The study calculated that EU regulation could be costing the British between $171 billion to $712 billion per year, and cited a think tank called Open Europe that discovered the top 100 EU regulations depleted the UK economy by $43 billion per year. Admitting that some claims of ‘Brexit’ were overstated, Murray and Broomfield went on to cite Open Europe and agreed with the think tank that the UK economy would save hundreds of billions by exiting the EU.

The study gave a brief historical background of how the UK joined the predecessor of the EU, known as the European Community (or “Community” as the authors call it), and how it evolved from an exclusive economic zone to what the EU is today: a quasi-economic and political bureaucratic government with seven primary institutions: the European Parliament, the European Council, the Council of the European Union, the European Commission, the Court of Justice of the European Union, the European Central Bank and the European Court of Auditors.

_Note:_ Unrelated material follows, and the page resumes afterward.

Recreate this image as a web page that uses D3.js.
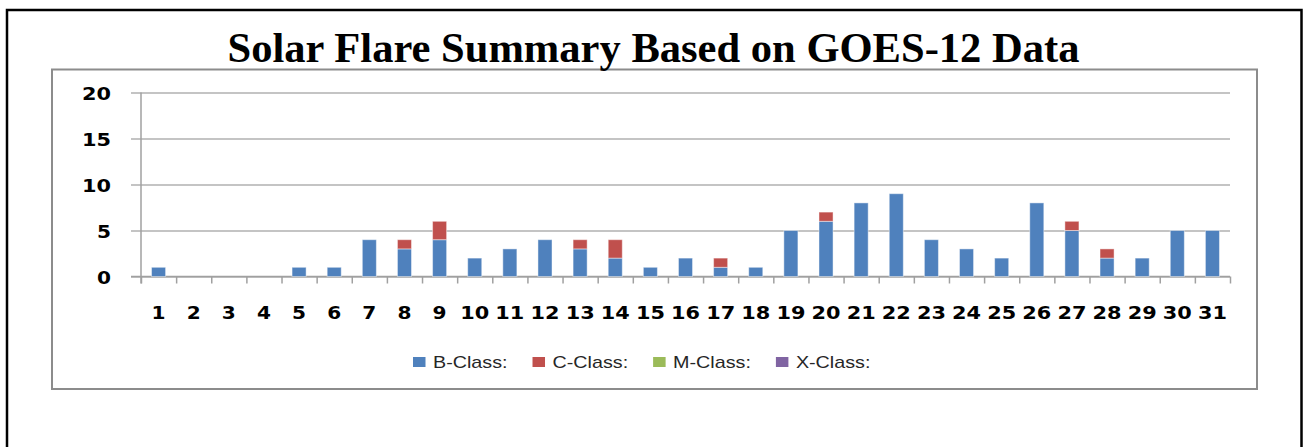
<!DOCTYPE html>
<html>
<head>
<meta charset="utf-8">
<script src="https://cdn.jsdelivr.net/npm/d3@7"></script>
<style>
  html, body { margin: 0; padding: 0; background: #fff; }
  svg { display: block; }
</style>
</head>
<body>
<script>
const width = 1309;
const height = 447;

// data
const days = d3.range(1, 32).map(String);
const bClass = [1, 0, 0, 0, 1, 1, 4, 3, 4, 2, 3, 4, 3, 2, 1, 2, 1, 1, 5, 6, 8, 9, 4, 3, 2, 8, 5, 2, 2, 5, 5];
const cClass = [0, 0, 0, 0, 0, 0, 0, 1, 2, 0, 0, 0, 1, 2, 0, 0, 1, 0, 0, 1, 0, 0, 0, 0, 0, 0, 1, 1, 0, 0, 0];
const mClass = days.map(() => 0);
const xClass = days.map(() => 0);
const seriesNames = ['B-Class:', 'C-Class:', 'M-Class:', 'X-Class:'];
const yTicks = [0, 5, 10, 15, 20];
const title = 'Solar Flare Summary Based on GOES-12 Data';

const colors = ['#4f81bd', '#c0504d', '#9bbb59', '#8064a2'];

const plot = { left: 141, right: 1230, top: 92.5, bottom: 276.5 };

const svg = d3.select('body')
  .append('svg')
    .attr('viewBox', [0, 0, width, height].join(' '))
    .attr('width', width)
    .attr('height', height);

// page border and chart frame
svg.append('rect')
  .attr('x', 7).attr('y', 10)
  .attr('width', 1294.5).attr('height', 460)
  .attr('fill', 'none')
  .attr('stroke', '#000')
  .attr('stroke-width', 2.5);

svg.append('rect')
  .attr('x', 52).attr('y', 69.5)
  .attr('width', 1205).attr('height', 319.5)
  .attr('fill', '#fff')
  .attr('stroke', '#8c8c8c')
  .attr('stroke-width', 2);

svg.append('text')
  .attr('x', 653.5)
  .attr('y', 61.5)
  .attr('text-anchor', 'middle')
  .attr('font-family', '"Liberation Serif", "Times New Roman", serif')
  .attr('font-weight', 'bold')
  .attr('font-size', 43)
  .attr('textLength', 852)
  .attr('lengthAdjust', 'spacingAndGlyphs')
  .text(title);

const table = days.map((d, i) => ({
  day: d,
  [seriesNames[0]]: bClass[i],
  [seriesNames[1]]: cClass[i],
  [seriesNames[2]]: mClass[i],
  [seriesNames[3]]: xClass[i],
}));

const stack = d3.stack().keys(seriesNames)(table);

const x = d3.scaleBand()
  .domain(days)
  .range([plot.left, plot.right])
  .paddingInner(0.6)
  .paddingOuter(0.3);

const xEdge = d3.scaleLinear()
  .domain([0, days.length])
  .range([plot.left, plot.right]);

const y = d3.scaleLinear()
  .domain([0, 20])
  .range([plot.bottom, plot.top]);

const digits = (sel) => sel
  .attr('font-family', '"DejaVu Sans", Verdana, sans-serif')
  .attr('font-weight', 'bold')
  .attr('font-size', 18.5)
  .attr('fill', '#000')
  .attr('textLength', (d) => String(d).length * 15 - 1)
  .attr('lengthAdjust', 'spacingAndGlyphs');

// y axis with gridlines
const yAxis = d3.axisLeft(y)
  .tickValues(yTicks)
  .tickSizeInner(-(plot.right - plot.left))
  .tickSizeOuter(0)
  .tickPadding(30);

const gy = svg.append('g')
  .attr('transform', `translate(${plot.left}, 0)`)
  .call(yAxis);

gy.select('.domain').remove();
gy.selectAll('.tick line')
  .attr('x1', -10)
  .attr('stroke', '#b0b0b0')
  .attr('stroke-width', 1.5);
gy.selectAll('.tick text')
  .attr('dy', '0.36em')
  .call(digits);

svg.append('line')
  .attr('x1', plot.left).attr('x2', plot.left)
  .attr('y1', plot.top).attr('y2', plot.bottom + 7)
  .attr('stroke', '#a0a0a0')
  .attr('stroke-width', 1.5);

// category separators
const xTicks = d3.axisBottom(xEdge)
  .tickValues(d3.range(0, days.length + 1))
  .tickSize(7)
  .tickFormat('');

const gt = svg.append('g')
  .attr('transform', `translate(0, ${plot.bottom})`)
  .call(xTicks);

gt.select('.domain').remove();
gt.selectAll('.tick line')
  .attr('stroke', '#a0a0a0')
  .attr('stroke-width', 1.5);

svg.append('line')
  .attr('x1', plot.left - 10).attr('x2', plot.right)
  .attr('y1', plot.bottom).attr('y2', plot.bottom)
  .attr('stroke', '#a0a0a0')
  .attr('stroke-width', 1.5);

// category labels
const xAxis = d3.axisBottom(x)
  .tickSize(0)
  .tickPadding(0);

const gx = svg.append('g')
  .attr('transform', `translate(0, ${plot.bottom})`)
  .call(xAxis);

gx.select('.domain').remove();
gx.selectAll('.tick text')
  .attr('y', 42.5)
  .attr('dy', 0)
  .call(digits);

// stacked bars
const layers = svg.selectAll('.layer')
  .data(stack)
  .enter()
    .append('g')
    .attr('class', 'layer')
    .attr('fill', (d, i) => colors[i]);

layers.selectAll('rect')
  .data((d) => d.filter((v) => v[1] > v[0]))
  .enter()
    .append('rect')
    .attr('x', (d) => x(d.data.day))
    .attr('y', (d) => y(d[1]))
    .attr('width', x.bandwidth())
    .attr('height', (d) => y(d[0]) - y(d[1]))
    .attr('stroke', 'rgba(255,255,255,0.45)')
    .attr('stroke-width', 1);

// legend
const legend = svg.append('g')
  .attr('transform', 'translate(413, 0)');

let lx = 0;
seriesNames.forEach((name, i) => {
  const item = legend.append('g')
    .attr('transform', `translate(${lx}, 0)`);

  item.append('rect')
    .attr('x', 0).attr('y', 357)
    .attr('width', 12.5).attr('height', 10)
    .attr('fill', colors[i]);

  const t = item.append('text')
    .attr('x', 20)
    .attr('y', 367.5)
    .attr('font-family', '"Liberation Sans", Arial, sans-serif')
    .attr('font-size', 17)
    .attr('fill', '#262626')
    .text(name);

  const w = t.node().getComputedTextLength() * 1.16;
  t.attr('textLength', w).attr('lengthAdjust', 'spacingAndGlyphs');

  lx += 20 + w + 25;
});
</script>
</body>
</html>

Murray and Broomfield advise British leaders to first invoke Article 50 of the Treaty of the European Union. Then the Prime Minister must present a bill to Parliament that would repeal laws that established UK’s EU membership. Then Parliament must review EU laws incorporated into UK domestic laws to determine which laws should stay and which ones should be repealed. The CEI analysts suggested combining the latter two into a simple repeal bill to make things much easier for Parliament. Both authors argue that isolationist policies, in light of the UK’s exit from the EU, would be disastrous for the free market and UK economy.

The reason behind invoking Article 50 is to start the clock, so to speak, on formal negotiations for the UK’s exit, but it also avoids the messy possibility of the EU citing Article 60 of the Vienna Convention. Article 60 stipulated immediate sanctions can be levied against a party that is unilaterally breaching a treaty, as in UK’s case, breaching its membership in the EU.

As far as voter’s economic concerns go, the study made a good argument that the UK’s exit opens the possibility of gaining a favorable trade deal with the EU. Currently, “the EU has 42 different trade deals with countries from Mexico to South Korea to South Africa,” and the international body is “willing to negotiate based on a case-by-case basis.” The authors noted that the annual trade deficit between the UK and EU is $82 billion and would therefore give the UK a stronger position to negotiate a trade deal, possibly making it “the EU’s largest trade agreement with an outside nation.” Also, because of the UK’s membership in the EU, the UK “has all the necessary rules in place needed to trade with the EU.”

But, they were quick to note that there was one major difference between entering into a free trade agreement and entering into an economic cooperative zone with the EU. Murray and Broomfield found that entering into an economic cooperative zone with the EU would not guarantee more autonomy for the UK over the freedom of movement of people into the UK. The EU would not want to open the floodgates and have other countries rush to leave the EU to get the immigration autonomy concession. Instead, the study pushed for rejecting the UK’s entrance into an economic cooperative zone and reinforced the viability of negotiating a free trade agreement in order to preserve autonomy over immigration.